__Instruction__. Search the records for "this". Copy every line where it appears.

__Information given__.
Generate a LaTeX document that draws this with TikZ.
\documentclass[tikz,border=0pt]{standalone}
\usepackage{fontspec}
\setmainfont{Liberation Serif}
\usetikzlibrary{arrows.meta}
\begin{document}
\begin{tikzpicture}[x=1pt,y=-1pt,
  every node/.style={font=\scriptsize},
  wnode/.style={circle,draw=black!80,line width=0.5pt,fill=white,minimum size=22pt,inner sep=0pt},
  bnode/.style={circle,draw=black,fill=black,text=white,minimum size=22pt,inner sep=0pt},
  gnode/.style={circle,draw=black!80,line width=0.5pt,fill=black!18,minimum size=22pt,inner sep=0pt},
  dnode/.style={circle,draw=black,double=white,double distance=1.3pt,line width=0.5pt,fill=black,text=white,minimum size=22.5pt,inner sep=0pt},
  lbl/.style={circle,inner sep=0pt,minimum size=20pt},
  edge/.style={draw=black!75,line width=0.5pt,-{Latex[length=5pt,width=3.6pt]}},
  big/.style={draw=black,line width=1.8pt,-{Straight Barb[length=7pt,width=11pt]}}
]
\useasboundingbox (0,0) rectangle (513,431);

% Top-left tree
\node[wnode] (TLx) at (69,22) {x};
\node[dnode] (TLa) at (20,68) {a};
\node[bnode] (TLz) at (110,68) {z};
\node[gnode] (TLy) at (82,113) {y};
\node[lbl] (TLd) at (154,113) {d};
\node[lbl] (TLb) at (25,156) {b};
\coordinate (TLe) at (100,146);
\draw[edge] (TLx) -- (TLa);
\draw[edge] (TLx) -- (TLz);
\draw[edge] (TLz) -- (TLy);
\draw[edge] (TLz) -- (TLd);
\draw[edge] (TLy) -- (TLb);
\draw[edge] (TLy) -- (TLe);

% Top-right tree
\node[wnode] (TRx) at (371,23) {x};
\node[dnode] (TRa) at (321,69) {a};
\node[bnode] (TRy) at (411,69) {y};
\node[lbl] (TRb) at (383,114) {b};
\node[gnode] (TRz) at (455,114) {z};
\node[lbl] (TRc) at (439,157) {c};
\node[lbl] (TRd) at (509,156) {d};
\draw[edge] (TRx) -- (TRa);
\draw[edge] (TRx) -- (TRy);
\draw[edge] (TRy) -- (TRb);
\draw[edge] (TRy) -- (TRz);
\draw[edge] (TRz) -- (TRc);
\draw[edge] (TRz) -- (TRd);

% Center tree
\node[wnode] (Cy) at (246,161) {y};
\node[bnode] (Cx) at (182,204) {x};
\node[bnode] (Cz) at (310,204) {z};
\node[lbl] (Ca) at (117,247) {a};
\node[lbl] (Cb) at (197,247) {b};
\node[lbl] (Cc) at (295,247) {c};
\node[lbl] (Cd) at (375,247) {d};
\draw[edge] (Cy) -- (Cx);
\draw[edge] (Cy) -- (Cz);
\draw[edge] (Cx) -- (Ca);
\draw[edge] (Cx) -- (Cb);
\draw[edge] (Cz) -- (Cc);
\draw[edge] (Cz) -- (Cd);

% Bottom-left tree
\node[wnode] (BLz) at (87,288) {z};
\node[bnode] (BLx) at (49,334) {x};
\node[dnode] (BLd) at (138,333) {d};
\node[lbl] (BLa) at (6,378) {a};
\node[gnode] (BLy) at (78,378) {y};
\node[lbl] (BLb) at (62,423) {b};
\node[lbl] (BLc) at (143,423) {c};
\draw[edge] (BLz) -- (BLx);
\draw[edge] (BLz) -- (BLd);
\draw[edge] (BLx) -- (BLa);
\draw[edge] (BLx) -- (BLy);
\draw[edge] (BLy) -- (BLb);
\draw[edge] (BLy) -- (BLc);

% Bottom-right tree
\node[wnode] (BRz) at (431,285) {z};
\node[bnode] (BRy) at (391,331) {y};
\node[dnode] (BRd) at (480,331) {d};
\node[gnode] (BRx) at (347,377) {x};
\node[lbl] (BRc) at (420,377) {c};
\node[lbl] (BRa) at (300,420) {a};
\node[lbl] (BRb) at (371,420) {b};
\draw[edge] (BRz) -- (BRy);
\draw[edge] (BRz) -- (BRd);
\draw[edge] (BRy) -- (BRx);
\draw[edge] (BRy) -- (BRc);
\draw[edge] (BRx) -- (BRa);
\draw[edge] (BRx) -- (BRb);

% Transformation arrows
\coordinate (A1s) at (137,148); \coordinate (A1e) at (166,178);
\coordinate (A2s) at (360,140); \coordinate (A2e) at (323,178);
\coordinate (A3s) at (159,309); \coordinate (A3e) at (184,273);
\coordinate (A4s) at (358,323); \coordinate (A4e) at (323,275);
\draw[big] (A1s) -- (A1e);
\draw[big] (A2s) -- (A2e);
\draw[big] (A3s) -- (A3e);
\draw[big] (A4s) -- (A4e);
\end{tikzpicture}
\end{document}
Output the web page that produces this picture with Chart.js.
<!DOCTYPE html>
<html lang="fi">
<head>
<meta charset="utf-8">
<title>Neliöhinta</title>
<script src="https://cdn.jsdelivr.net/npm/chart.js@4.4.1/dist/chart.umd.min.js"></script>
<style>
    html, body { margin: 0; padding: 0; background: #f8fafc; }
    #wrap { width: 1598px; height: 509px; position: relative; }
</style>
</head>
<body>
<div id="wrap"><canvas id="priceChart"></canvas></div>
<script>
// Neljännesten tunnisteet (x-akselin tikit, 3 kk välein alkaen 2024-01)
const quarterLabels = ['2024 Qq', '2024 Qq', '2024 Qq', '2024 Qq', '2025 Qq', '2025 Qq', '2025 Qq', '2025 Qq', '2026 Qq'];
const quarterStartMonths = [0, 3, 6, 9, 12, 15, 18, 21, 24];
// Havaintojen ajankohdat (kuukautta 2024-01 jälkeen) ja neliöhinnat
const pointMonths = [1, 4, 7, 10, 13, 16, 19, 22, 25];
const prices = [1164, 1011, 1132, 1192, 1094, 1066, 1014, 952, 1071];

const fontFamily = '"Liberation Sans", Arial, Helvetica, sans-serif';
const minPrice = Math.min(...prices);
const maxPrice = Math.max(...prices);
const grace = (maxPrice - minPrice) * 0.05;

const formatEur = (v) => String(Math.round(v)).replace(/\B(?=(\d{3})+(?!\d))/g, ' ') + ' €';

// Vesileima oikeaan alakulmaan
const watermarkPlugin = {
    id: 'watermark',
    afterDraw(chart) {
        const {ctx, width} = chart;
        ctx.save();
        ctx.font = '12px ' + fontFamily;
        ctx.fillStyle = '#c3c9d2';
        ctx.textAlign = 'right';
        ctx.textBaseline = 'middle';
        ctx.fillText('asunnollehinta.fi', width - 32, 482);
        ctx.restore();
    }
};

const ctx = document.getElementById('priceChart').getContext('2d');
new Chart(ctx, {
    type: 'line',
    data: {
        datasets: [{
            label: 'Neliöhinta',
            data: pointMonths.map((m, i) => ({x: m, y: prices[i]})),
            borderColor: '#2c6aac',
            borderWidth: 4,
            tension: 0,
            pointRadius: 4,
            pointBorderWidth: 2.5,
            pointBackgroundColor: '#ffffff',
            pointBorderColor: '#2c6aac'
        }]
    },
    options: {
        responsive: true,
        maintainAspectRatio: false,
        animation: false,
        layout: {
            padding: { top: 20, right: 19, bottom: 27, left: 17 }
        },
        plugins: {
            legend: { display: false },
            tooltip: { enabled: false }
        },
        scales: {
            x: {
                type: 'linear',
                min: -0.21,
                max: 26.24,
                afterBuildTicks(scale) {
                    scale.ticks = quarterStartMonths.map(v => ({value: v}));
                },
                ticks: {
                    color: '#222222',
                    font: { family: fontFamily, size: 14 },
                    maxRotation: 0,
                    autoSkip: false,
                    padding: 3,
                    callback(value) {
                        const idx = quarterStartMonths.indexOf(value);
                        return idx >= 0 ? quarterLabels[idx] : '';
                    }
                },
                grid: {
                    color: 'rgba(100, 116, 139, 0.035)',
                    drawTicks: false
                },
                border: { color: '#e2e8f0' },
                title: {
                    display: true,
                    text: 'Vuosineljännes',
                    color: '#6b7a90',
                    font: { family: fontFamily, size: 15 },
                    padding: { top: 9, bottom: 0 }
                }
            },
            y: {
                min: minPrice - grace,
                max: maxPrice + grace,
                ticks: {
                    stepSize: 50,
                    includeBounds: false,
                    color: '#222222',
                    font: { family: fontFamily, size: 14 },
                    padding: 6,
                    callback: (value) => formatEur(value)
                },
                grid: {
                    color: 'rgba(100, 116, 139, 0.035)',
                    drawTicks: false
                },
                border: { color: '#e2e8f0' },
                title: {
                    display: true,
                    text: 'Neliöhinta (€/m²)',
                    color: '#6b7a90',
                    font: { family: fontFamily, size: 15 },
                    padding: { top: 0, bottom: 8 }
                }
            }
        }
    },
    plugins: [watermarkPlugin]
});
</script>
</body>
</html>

__Expected answer__.
Generate a LaTeX document that draws this with TikZ.
Output the web page that produces this picture with Chart.js.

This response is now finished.